EXERCISE GOAL:
Skip the pictures, please, and write out exactly the lines from the opening of the data through the line containing "import plotly.graph_objects as go".

DATASET SECTION:
━━━

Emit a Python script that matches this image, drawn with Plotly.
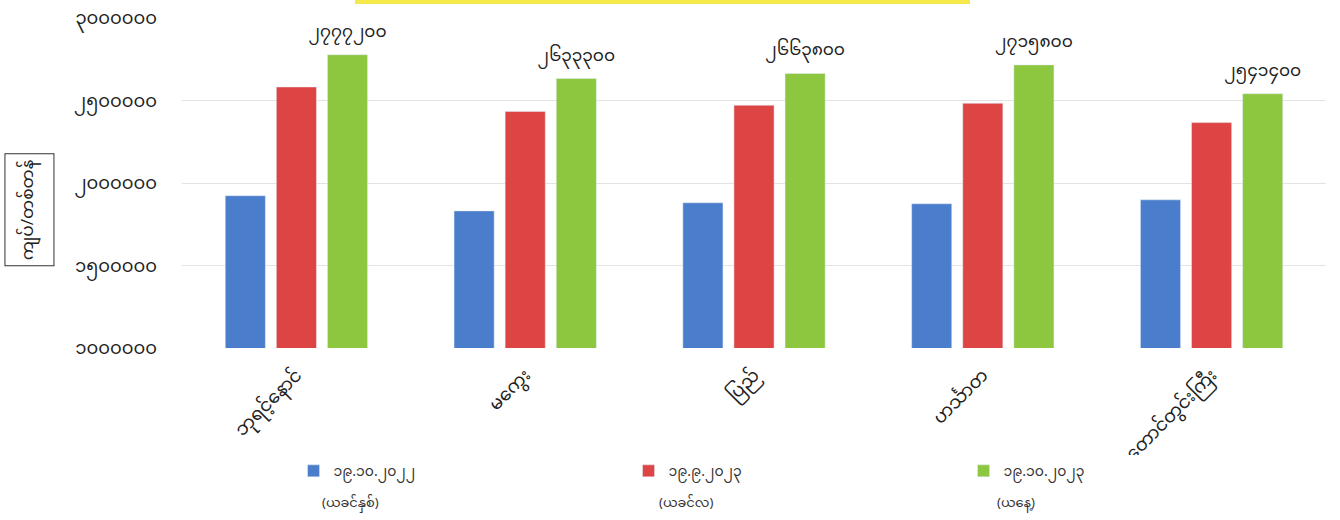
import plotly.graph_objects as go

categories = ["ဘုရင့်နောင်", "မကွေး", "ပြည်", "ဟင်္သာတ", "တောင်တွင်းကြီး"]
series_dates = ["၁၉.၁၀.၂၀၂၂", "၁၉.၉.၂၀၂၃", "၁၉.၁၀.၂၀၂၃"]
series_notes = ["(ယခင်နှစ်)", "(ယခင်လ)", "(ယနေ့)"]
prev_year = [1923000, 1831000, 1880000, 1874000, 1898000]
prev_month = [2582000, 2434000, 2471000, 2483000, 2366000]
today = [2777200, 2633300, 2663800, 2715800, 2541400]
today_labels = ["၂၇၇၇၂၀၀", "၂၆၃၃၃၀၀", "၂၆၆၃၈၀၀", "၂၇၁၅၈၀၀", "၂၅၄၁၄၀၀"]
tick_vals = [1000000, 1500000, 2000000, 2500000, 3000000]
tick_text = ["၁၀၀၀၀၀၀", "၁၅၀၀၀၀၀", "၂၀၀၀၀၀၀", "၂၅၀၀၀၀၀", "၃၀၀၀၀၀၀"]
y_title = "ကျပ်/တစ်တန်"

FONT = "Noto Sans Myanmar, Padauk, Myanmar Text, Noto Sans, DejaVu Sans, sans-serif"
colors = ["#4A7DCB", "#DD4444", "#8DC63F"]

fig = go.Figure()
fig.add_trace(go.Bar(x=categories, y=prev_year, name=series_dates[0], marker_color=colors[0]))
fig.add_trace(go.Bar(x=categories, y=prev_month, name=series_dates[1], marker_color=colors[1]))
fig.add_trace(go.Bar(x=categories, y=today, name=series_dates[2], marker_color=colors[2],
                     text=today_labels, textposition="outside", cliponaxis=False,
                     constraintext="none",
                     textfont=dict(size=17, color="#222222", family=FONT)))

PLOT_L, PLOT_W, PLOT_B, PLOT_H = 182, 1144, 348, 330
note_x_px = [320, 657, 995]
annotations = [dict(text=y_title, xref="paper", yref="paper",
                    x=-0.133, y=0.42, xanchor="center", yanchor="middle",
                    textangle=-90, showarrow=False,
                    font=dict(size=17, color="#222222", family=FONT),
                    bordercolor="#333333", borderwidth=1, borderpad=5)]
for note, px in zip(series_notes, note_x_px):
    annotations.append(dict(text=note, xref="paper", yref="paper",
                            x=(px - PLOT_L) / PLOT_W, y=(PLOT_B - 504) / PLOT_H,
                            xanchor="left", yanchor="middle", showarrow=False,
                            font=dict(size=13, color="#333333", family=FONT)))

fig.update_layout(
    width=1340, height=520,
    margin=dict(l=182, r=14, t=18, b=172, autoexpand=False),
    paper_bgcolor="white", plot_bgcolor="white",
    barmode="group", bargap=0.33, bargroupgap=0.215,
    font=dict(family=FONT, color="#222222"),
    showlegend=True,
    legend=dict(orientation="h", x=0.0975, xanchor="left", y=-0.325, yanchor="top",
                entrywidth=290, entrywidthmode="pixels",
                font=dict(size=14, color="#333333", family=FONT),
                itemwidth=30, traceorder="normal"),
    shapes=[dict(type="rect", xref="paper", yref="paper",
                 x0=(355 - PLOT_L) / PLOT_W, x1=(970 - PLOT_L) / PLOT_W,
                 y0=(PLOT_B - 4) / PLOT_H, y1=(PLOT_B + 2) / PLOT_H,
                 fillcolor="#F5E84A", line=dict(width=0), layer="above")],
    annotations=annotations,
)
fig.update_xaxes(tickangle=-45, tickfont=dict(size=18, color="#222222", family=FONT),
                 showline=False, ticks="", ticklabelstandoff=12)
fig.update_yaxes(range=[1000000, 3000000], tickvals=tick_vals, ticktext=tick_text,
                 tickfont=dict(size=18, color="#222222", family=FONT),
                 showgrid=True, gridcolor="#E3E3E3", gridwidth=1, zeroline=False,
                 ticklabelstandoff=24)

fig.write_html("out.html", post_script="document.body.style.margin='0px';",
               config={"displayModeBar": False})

━━━

FINAL ANSWER:
Emit a Python script that matches this image, drawn with Plotly.
import plotly.graph_objects as go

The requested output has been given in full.